Realizing $\mathbb{Z}/n \mathbb{Z} \oplus \mathbb{Z}/n\mathbb{Z}$ as an isometry group

Question

Every finite group arises as the isometry group of a subspace of an euclidean space (Albertsona, Boutin, Realizing Finite Groups in Euclidean Space). What are natural examples of spaces realizing the groups

• $\mathbb{Z}/n\mathbb{Z}$
• $\mathbb{Z}/n \mathbb{Z} \oplus \mathbb{Z}/n\mathbb{Z}$ ?

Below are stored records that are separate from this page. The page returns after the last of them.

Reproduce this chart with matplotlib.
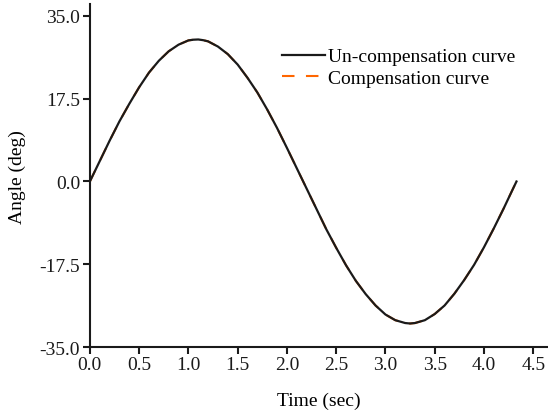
import matplotlib.pyplot as plt

plt.rcParams['font.family'] = ['Liberation Serif', 'DejaVu Serif']

# time (sec) and angle (deg)
time = [0.0, 0.1, 0.2, 0.3, 0.4, 0.5, 0.6, 0.7, 0.8, 0.9, 1.0, 1.05, 1.1, 1.15, 1.2, 1.3, 1.4,
        1.5, 1.6, 1.7, 1.8, 1.9, 2.0, 2.1, 2.2, 2.3, 2.4, 2.5, 2.6, 2.7, 2.8, 2.9,
        3.0, 3.1, 3.2, 3.25, 3.3, 3.4, 3.5, 3.6, 3.7, 3.8, 3.9, 4.0, 4.1, 4.2, 4.3, 4.33]
uncomp = [0.0, 4.3, 8.6, 12.7, 16.4, 19.9, 23.0, 25.5, 27.5, 28.9, 29.8, 29.95, 30.0, 29.85,
          29.6, 28.5, 26.9, 24.7, 21.9, 18.8, 15.2, 11.3, 7.1, 2.8, -1.5, -5.8, -10.1, -14.0,
          -17.7, -21.0, -23.8, -26.2, -28.1, -29.3, -29.9, -30.0, -29.9, -29.3, -28.0, -26.2,
          -23.7, -20.8, -17.6, -13.9, -9.9, -5.7, -1.3, 0.0]
comp = list(uncomp)  # compensation curve lies under the black one

xticks = [0.0, 0.5, 1.0, 1.5, 2.0, 2.5, 3.0, 3.5, 4.0, 4.5]
yticks = [-35.0, -17.5, 0.0, 17.5, 35.0]

fig = plt.figure(figsize=(5.48, 4.14), dpi=100)
ax = fig.add_axes([0.164, 0.159, 0.836, 0.829])

ax.plot(time, comp, color='#ff6600', lw=1.5, ls=(0, (6, 5.5)), label='Compensation curve')
ax.plot(time, uncomp, color='#1a1a1a', lw=1.6, solid_joinstyle='round',
        label='Un-compensation curve')

ax.set_xlim(0, 4.65)
ax.set_ylim(-35, 37.5)
ax.set_xticks(xticks)
ax.set_xticklabels([f'{v:.1f}' for v in xticks])
ax.set_yticks(yticks)
ax.set_yticklabels([f'{v:.1f}' for v in yticks])

for s in ['top', 'right']:
    ax.spines[s].set_visible(False)
for s in ['left', 'bottom']:
    ax.spines[s].set_linewidth(1.5)
    ax.spines[s].set_color('#1a1a1a')
ax.tick_params(direction='out', length=5, width=1.5, labelsize=14, pad=1, colors='#1a1a1a')
ax.tick_params(axis='y', pad=2)

ax.set_xlabel('Time (sec)', fontsize=14, labelpad=14)
ax.set_ylabel('Angle (deg)', fontsize=14, labelpad=10)

h, l = ax.get_legend_handles_labels()
ax.legend(h[::-1], l[::-1], loc='upper left', bbox_to_anchor=(0.402, 0.895), frameon=False,
          fontsize=14, handlelength=2.2, handletextpad=0.15, labelspacing=0.2,
          borderaxespad=0)

fig.savefig('out.png', dpi=100)
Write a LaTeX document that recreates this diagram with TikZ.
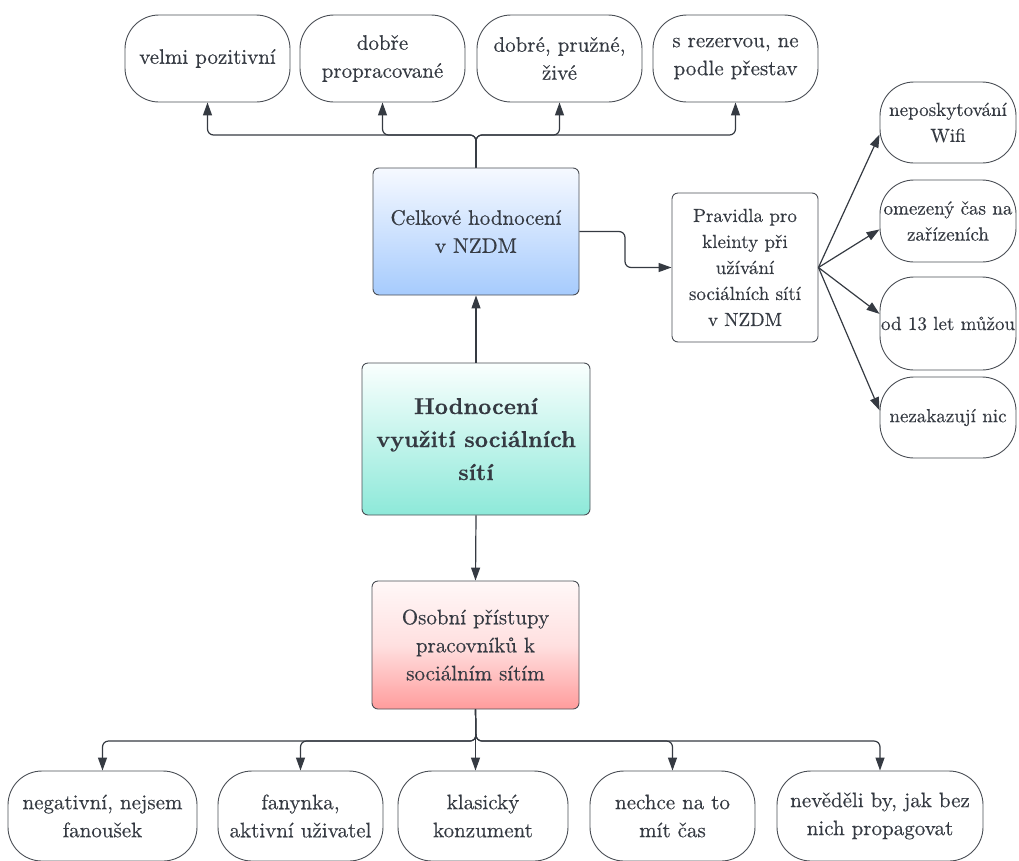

For $\mathbb{Z}/n\mathbb{Z}$ we may simply take a regular $n$-gon whose edges are extended in one consistent direction so that reflections are excluded. But this is not really a space which appears naturally. Also what about $\mathbb{Z}/n \mathbb{Z} \oplus \mathbb{Z}/n\mathbb{Z}$? The more examples, the better.

Answer 1

In $\mathbb R^4$ pick regular $n$-gons around $0$ with one in the $(x,y,0,0)$ plane, and the other in the $(0,0,z,w)$ plane. So essentially the isometries of one do not affect the others.

A "natural" space with $\mathbb Z/n\mathbb Z$ symmetry is a pyramid with base the regular $n$-gon[*].

In general, if there are spaces $U\subseteq \mathbb R^n$ and $V\subseteq R^m$ which are not isometric to each other, with $0\not\in U,V$, with isometry groups $G$ and $H$ respectively, then $U\times 0\cup 0\times V\subset \mathbb R^{n+m}$ will have isometry group $G\times H$. This space will not be connected. (You can have $0\in U,V$ if the isometries of $U,V$ fix $0$ - for the example above, you can take the apex of the pyramid as $0$ since it is fixed by all isometries.)

(You might be able to use $U\times V$, but I feel like there might some additional isometries...)

In the case of $\mathbb Z/n\mathbb Z\times\mathbb Z/n\mathbb Z$, it's hard to do much better than that for the product, because the "natural" representations for $\mathbb Z/n\mathbb Z$ should be rotations, but rotations tend to not commute with each other.

If $G$ acts faithfully on a set $X$ with $m$ elements, $G$ is a subgroup of the group of isometries of the regular $m-1$-simplex. You can probably systematically remove things from that set to ensure that the resulting space has exactly $G$ as the group of isometries.

In particular, $G$ acts on itself faithfully.

[*] When $n=3$, you'd have to pick a pyramid that is not a regular tetrahedron, or you'll get more isometries, of course.

Answer 2

$\mathbb{Z}/n\mathbb{Z}$ is the fundamental group of the 3-dimensional Lens space $L(n,1)$. There is a universal covering map $S^3 \mapsto L(n,1)$ and a deck transformation action of the group $\mathbb{Z} / n \mathbb{Z}$ on the space $S^3$ which acts by isometries of the standard metric on $S^3$. This descends to a metric on $L(n,1)$ which is locally isometric to the standard metric on $S^3$. Of course, $\mathbb{Z}/n\mathbb{Z}$ is not the full isometry group of $S^3$, that would be the Lie group $O(4)$.

Now, depending on what you mean by "natural", do a little perturbation of the metric on $L(n,1)$.

Maybe leave it out in the sun for a few hours, that's a nice natural environment.

Lift the perturbed metric to the universal cover $S^3$. Now the deck transformation group $\mathbb{Z}/n\mathbb{Z}$ is the full isometry group of $S^3$ with respect to this perturbed metric.

You can do a similar construction for any group $G$ and any CW complex $X$ with fundamental group $G$. Whatever nice metric on $X$ you start with, some reasonably nice natural perturbation will yield an action of $G$ on the universal cover of $X$ which is the full isometry group. From a topologists point of view, the "most natural" example of $X$ would be a $K(G,1)$ space, and the "most natural" action of $G$ would be the deck transformation action on the universal covering space of a $K(G,1)$.

So from that topological point of view, the "most natural" action of $\mathbb{Z}/n\mathbb{Z}$ is its deck transformation action on $S^\infty$ with quotient the infinite dimensional Lens space of type $(n,1)$, which is a $K(\mathbb{Z}/n\mathbb{Z},1)$ space. One must still perturb the metric in this situation, in order to arrange that $\mathbb{Z}/n\mathbb{Z}$ the full group of isometries.